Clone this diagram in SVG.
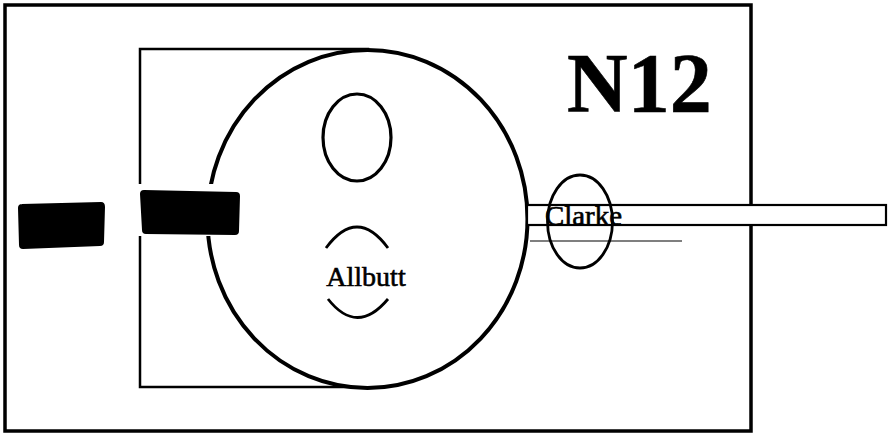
<svg xmlns="http://www.w3.org/2000/svg" width="888" height="434" viewBox="0 0 888 434">
<style>
.ln{fill:none;stroke:#000;}
.wf{fill:#fff;stroke:#000;}
.blk{fill:#000;stroke:#000;stroke-width:2;stroke-linejoin:round;}
.t{font-family:"Liberation Serif","Times New Roman",serif;fill:#000;stroke:#000;stroke-width:0.6;}
</style>
<rect width="888" height="434" fill="#fff"/>
<g id="frame">
<rect class="ln" x="5" y="5" width="746" height="426" stroke-width="3.5"/>
</g>
<g id="inner-box">
<rect class="ln" x="140" y="49" width="228" height="338" stroke-width="2.5"/>
</g>
<g id="main-circle">
<ellipse class="wf" cx="367.5" cy="219" rx="160" ry="169" stroke-width="4"/>
</g>
<g id="top-oval">
<ellipse class="ln" cx="357" cy="137.5" rx="34" ry="43.5" stroke-width="3.2"/>
</g>
<g id="allbutt">
<path class="ln" d="M326,248 Q357,206 388,248" stroke-width="2.8"/>
<path class="ln" d="M328,299 Q357,336 388,299" stroke-width="2.8"/>
<text class="t" x="366" y="286" font-size="28" text-anchor="middle">Allbutt</text>
</g>
<g id="clarke">
<rect class="wf" x="527" y="205" width="359" height="20" stroke-width="2.2"/>
<line class="ln" x1="530" y1="241" x2="682" y2="241" stroke-width="1.2"/>
<ellipse class="ln" cx="580" cy="221.5" rx="32.5" ry="46.5" stroke-width="2.8"/>
<text class="t" x="545" y="225" font-size="27" textLength="77" lengthAdjust="spacingAndGlyphs">Clarke</text>
</g>
<g id="blocks">
<rect x="133" y="184" width="112" height="52" fill="#fff"/>
<path class="blk" d="M22,205 L101,203 Q104,203 104,207 L103,242 Q103,245 100,245 L23,248 Q20,248 20,245 L19,208 Q19,205 22,205 Z"/>
<path class="blk" d="M144,191 L236,193 Q239,193 239,196 L238,231 Q238,234 235,234 L146,233 Q143,233 143,230 L141,194 Q141,191 144,191 Z"/>
</g>
<g id="label">
<text class="t" x="567" y="112" font-size="84" font-weight="bold">N12</text>
</g>
</svg>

------------------------------------------------------------

# TASK TO COMPLETE:
Retype the data above exactly; pictures are not part of the copy.

# FULL RESPONSE:
Clone this diagram in SVG.
<svg xmlns="http://www.w3.org/2000/svg" width="888" height="434" viewBox="0 0 888 434">
<style>
.ln{fill:none;stroke:#000;}
.wf{fill:#fff;stroke:#000;}
.blk{fill:#000;stroke:#000;stroke-width:2;stroke-linejoin:round;}
.t{font-family:"Liberation Serif","Times New Roman",serif;fill:#000;stroke:#000;stroke-width:0.6;}
</style>
<rect width="888" height="434" fill="#fff"/>
<g id="frame">
<rect class="ln" x="5" y="5" width="746" height="426" stroke-width="3.5"/>
</g>
<g id="inner-box">
<rect class="ln" x="140" y="49" width="228" height="338" stroke-width="2.5"/>
</g>
<g id="main-circle">
<ellipse class="wf" cx="367.5" cy="219" rx="160" ry="169" stroke-width="4"/>
</g>
<g id="top-oval">
<ellipse class="ln" cx="357" cy="137.5" rx="34" ry="43.5" stroke-width="3.2"/>
</g>
<g id="allbutt">
<path class="ln" d="M326,248 Q357,206 388,248" stroke-width="2.8"/>
<path class="ln" d="M328,299 Q357,336 388,299" stroke-width="2.8"/>
<text class="t" x="366" y="286" font-size="28" text-anchor="middle">Allbutt</text>
</g>
<g id="clarke">
<rect class="wf" x="527" y="205" width="359" height="20" stroke-width="2.2"/>
<line class="ln" x1="530" y1="241" x2="682" y2="241" stroke-width="1.2"/>
<ellipse class="ln" cx="580" cy="221.5" rx="32.5" ry="46.5" stroke-width="2.8"/>
<text class="t" x="545" y="225" font-size="27" textLength="77" lengthAdjust="spacingAndGlyphs">Clarke</text>
</g>
<g id="blocks">
<rect x="133" y="184" width="112" height="52" fill="#fff"/>
<path class="blk" d="M22,205 L101,203 Q104,203 104,207 L103,242 Q103,245 100,245 L23,248 Q20,248 20,245 L19,208 Q19,205 22,205 Z"/>
<path class="blk" d="M144,191 L236,193 Q239,193 239,196 L238,231 Q238,234 235,234 L146,233 Q143,233 143,230 L141,194 Q141,191 144,191 Z"/>
</g>
<g id="label">
<text class="t" x="567" y="112" font-size="84" font-weight="bold">N12</text>
</g>
</svg>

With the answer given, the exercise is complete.